RECORDS FOR THIS TASK:
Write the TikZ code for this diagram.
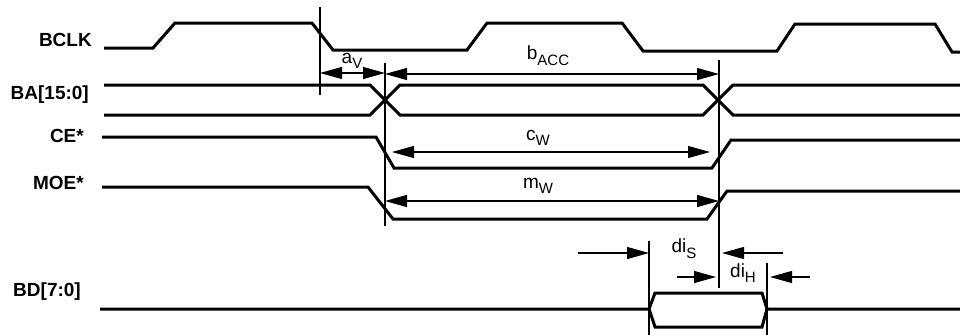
\documentclass[tikz,border=0pt]{standalone}
\usepackage{fontspec}
\setmainfont{Liberation Sans}
\usetikzlibrary{arrows.meta}
\tikzset{sigline/.style={line width=3pt, line join=miter},
	tickline/.style={line width=1.2pt},
	dimarrow/.style={line width=1.2pt},
	siglabel/.style={anchor=east, font=\fontsize{19}{21}\selectfont\bfseries, inner sep=0pt},
	timelabel/.style={font=\fontsize{19}{21}\selectfont, inner sep=0pt}}
\newcommand{\tsub}[2]{#1\raisebox{-0.3em}{\fontsize{15}{15}\selectfont #2}}

\begin{document}
\begin{tikzpicture}[x=1pt, y=-1pt, >={Triangle[length=22pt,width=12pt]}]
		\useasboundingbox (0,0) rectangle (960,335);
		
		\node [siglabel] (bclk) at (92,40) {BCLK};
		\node [siglabel] (ba) at (89,95) {BA[15:0]};
		\node [siglabel] (ce) at (84,136) {CE*};
		\node [siglabel] (moe) at (84,183) {MOE*};
		\node [siglabel] (bd) at (81,292) {BD[7:0]};
		
		% reference lines
		\coordinate (t0) at (320,7);
		\coordinate (t1) at (385,63);
		\coordinate (t2) at (719,60);
		\coordinate (t3) at (649,241);
		\coordinate (t4) at (767,263);
		\draw [tickline] (t0) -- (t0 |- 0,95);
		\draw [tickline] (t1) -- (t1 |- 0,226);
		\draw [tickline] (t2) -- (t2 |- 0,288);
		\draw [tickline] (t3) -- (t3 |- 0,335);
		\draw [tickline] (t4) -- (t4 |- 0,335);
		
		% BCLK
		\draw [sigline] (104,48) -- (153,48) -- (175,23) -- (312,23) -- (333,50) -- (467,50)
			-- (487,23) -- (622,23) -- (643,51) -- (777,51) -- (795,24) -- (935,24) -- (952,52) -- (960,52);
		% BA[15:0]
		\draw [sigline] (104,85) -- (370,85) -- (400,115) -- (703,115) -- (733,85) -- (960,85);
		\draw [sigline] (104,115) -- (370,115) -- (400,85) -- (703,85) -- (733,115) -- (960,115);
		% CE*
		\draw [sigline] (102,137) -- (376,137) -- (394,168) -- (712,168) -- (731,140) -- (960,140);
		% MOE*
		\draw [sigline] (102,187) -- (368,187) -- (393,219) -- (707,219) -- (727,191) -- (960,191);
		% BD[7:0]
		\draw [sigline] (100,309) -- (649,309) -- (655,293) -- (762,293) -- (767,309) -- (960,309);
		\draw [sigline] (649,309) -- (655,327) -- (762,327) -- (767,309);
		
		% timing
		\draw [dimarrow, <->] (t0 |- 0,73) -- (t1 |- 0,73);
		\node [timelabel] (av) at (352,61) {\tsub{a}{V}};
		\draw [dimarrow, <->] (t1 |- 0,74) -- (t2 |- 0,74);
		\node [timelabel] (bacc) at (548,56) {\tsub{b}{ACC}};
		\draw [dimarrow, <->] (392,152) -- (710,152);
		\node [timelabel] (cw) at (538,138) {\tsub{c}{W}};
		\draw [dimarrow, <->] (t1 |- 0,201) -- (t2 |- 0,201);
		\node [timelabel] (mw) at (538,186) {\tsub{m}{W}};
		
		\coordinate (dsl) at (578,253);
		\coordinate (dsr) at (783,253);
		\draw [dimarrow, ->] (dsl) -- (t3 |- dsl);
		\draw [dimarrow, ->] (dsr) -- (722,253);
		\node [timelabel] (dis) at (684,249) {\tsub{di}{S}};
		\coordinate (dhl) at (677,277);
		\coordinate (dhr) at (810,277);
		\draw [dimarrow, ->] (dhl) -- (716,277);
		\draw [dimarrow, ->] (dhr) -- (770,277);
		\node [timelabel] (dih) at (743,273) {\tsub{di}{H}};
		
\end{tikzpicture}
\end{document}
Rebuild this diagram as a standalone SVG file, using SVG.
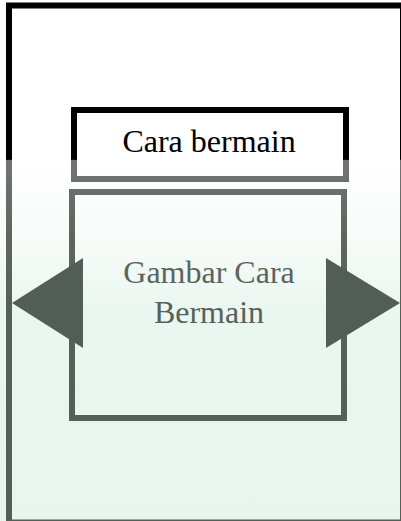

WHAT THE TASK REQUIRES: Restate each line of the records exactly; pictures do not belong in the copy.

ANSWER BELOW:
Write the TikZ code for this diagram.
\documentclass[tikz,border=0pt]{standalone}
\usepackage{fontspec}
\setmainfont{Liberation Sans}
\usetikzlibrary{arrows.meta}
\tikzset{sigline/.style={line width=3pt, line join=miter},
	tickline/.style={line width=1.2pt},
	dimarrow/.style={line width=1.2pt},
	siglabel/.style={anchor=east, font=\fontsize{19}{21}\selectfont\bfseries, inner sep=0pt},
	timelabel/.style={font=\fontsize{19}{21}\selectfont, inner sep=0pt}}
\newcommand{\tsub}[2]{#1\raisebox{-0.3em}{\fontsize{15}{15}\selectfont #2}}

\begin{document}
\begin{tikzpicture}[x=1pt, y=-1pt, >={Triangle[length=22pt,width=12pt]}]
		\useasboundingbox (0,0) rectangle (960,335);
		
		\node [siglabel] (bclk) at (92,40) {BCLK};
		\node [siglabel] (ba) at (89,95) {BA[15:0]};
		\node [siglabel] (ce) at (84,136) {CE*};
		\node [siglabel] (moe) at (84,183) {MOE*};
		\node [siglabel] (bd) at (81,292) {BD[7:0]};
		
		% reference lines
		\coordinate (t0) at (320,7);
		\coordinate (t1) at (385,63);
		\coordinate (t2) at (719,60);
		\coordinate (t3) at (649,241);
		\coordinate (t4) at (767,263);
		\draw [tickline] (t0) -- (t0 |- 0,95);
		\draw [tickline] (t1) -- (t1 |- 0,226);
		\draw [tickline] (t2) -- (t2 |- 0,288);
		\draw [tickline] (t3) -- (t3 |- 0,335);
		\draw [tickline] (t4) -- (t4 |- 0,335);
		
		% BCLK
		\draw [sigline] (104,48) -- (153,48) -- (175,23) -- (312,23) -- (333,50) -- (467,50)
			-- (487,23) -- (622,23) -- (643,51) -- (777,51) -- (795,24) -- (935,24) -- (952,52) -- (960,52);
		% BA[15:0]
		\draw [sigline] (104,85) -- (370,85) -- (400,115) -- (703,115) -- (733,85) -- (960,85);
		\draw [sigline] (104,115) -- (370,115) -- (400,85) -- (703,85) -- (733,115) -- (960,115);
		% CE*
		\draw [sigline] (102,137) -- (376,137) -- (394,168) -- (712,168) -- (731,140) -- (960,140);
		% MOE*
		\draw [sigline] (102,187) -- (368,187) -- (393,219) -- (707,219) -- (727,191) -- (960,191);
		% BD[7:0]
		\draw [sigline] (100,309) -- (649,309) -- (655,293) -- (762,293) -- (767,309) -- (960,309);
		\draw [sigline] (649,309) -- (655,327) -- (762,327) -- (767,309);
		
		% timing
		\draw [dimarrow, <->] (t0 |- 0,73) -- (t1 |- 0,73);
		\node [timelabel] (av) at (352,61) {\tsub{a}{V}};
		\draw [dimarrow, <->] (t1 |- 0,74) -- (t2 |- 0,74);
		\node [timelabel] (bacc) at (548,56) {\tsub{b}{ACC}};
		\draw [dimarrow, <->] (392,152) -- (710,152);
		\node [timelabel] (cw) at (538,138) {\tsub{c}{W}};
		\draw [dimarrow, <->] (t1 |- 0,201) -- (t2 |- 0,201);
		\node [timelabel] (mw) at (538,186) {\tsub{m}{W}};
		
		\coordinate (dsl) at (578,253);
		\coordinate (dsr) at (783,253);
		\draw [dimarrow, ->] (dsl) -- (t3 |- dsl);
		\draw [dimarrow, ->] (dsr) -- (722,253);
		\node [timelabel] (dis) at (684,249) {\tsub{di}{S}};
		\coordinate (dhl) at (677,277);
		\coordinate (dhr) at (810,277);
		\draw [dimarrow, ->] (dhl) -- (716,277);
		\draw [dimarrow, ->] (dhr) -- (770,277);
		\node [timelabel] (dih) at (743,273) {\tsub{di}{H}};
		
\end{tikzpicture}
\end{document}
Rebuild this diagram as a standalone SVG file, using SVG.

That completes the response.